The government has a bicameral system. The upper house is the National Council, known as Gyelyong Tshogde. It consists of twenty-five members; twenty of which are elected by voters, one from each of the twenty Dzongkhags (districts); the remaining five are nominated by the Druk Gyalpo (king of Bhutan). Not a single candidate or member should belong to any political party.
The lower house is the National Assembly, known as the Tshogdu, with a maximum of fifty-five members, elected from each Dzongkhag in proportion to its population but no Dzongkhag shall have less than two or more than seven members.
Elections follow the ‘first past the post’ system in two rounds. In the initial round, the polls are conducted among all parties, without any party being allowed to field candidates. The two parties with the highest number of votes would be able to compete in parliamentary seats in the general election.

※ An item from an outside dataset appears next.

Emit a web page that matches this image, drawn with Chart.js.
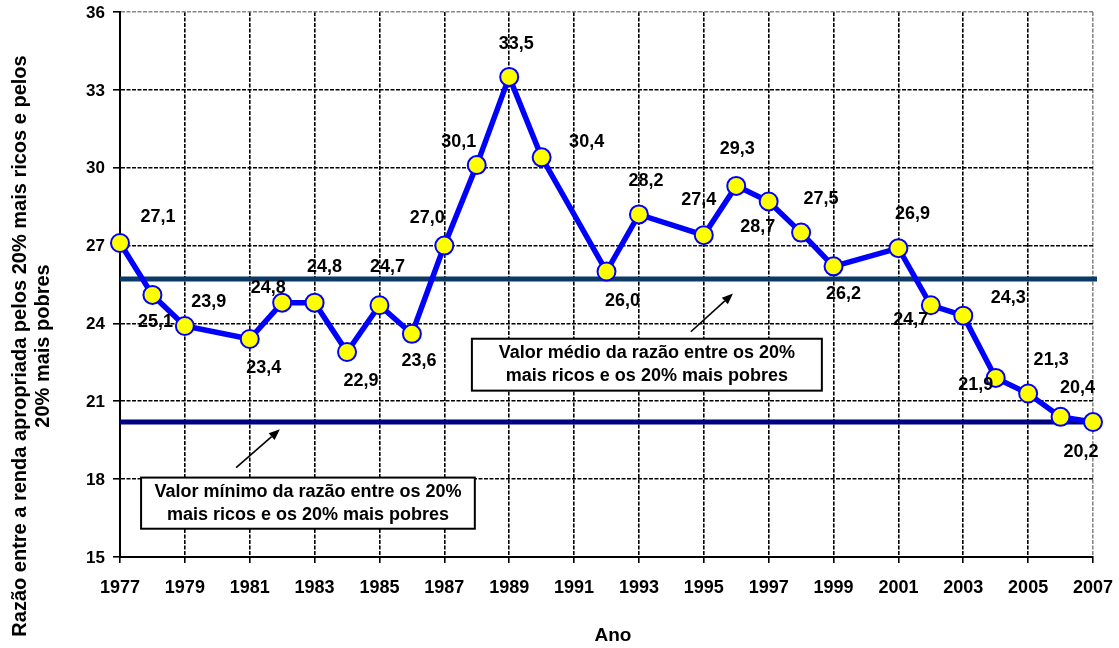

The winning party forms the government, headed by a prime minister; while the losing party forms the National Assembly.
Independent candidates are not permitted to contest in the National Assembly elections. For the National Council and local governments, on the other hand, only those not affiliated with any political parties are allowed to partake in the elections.
It is required of the candidates for the parliamentary elections to be a university degree holder, not older than 65 years of age and should be married only to a citizen of Bhutan. It is prohibited to elect civil servants.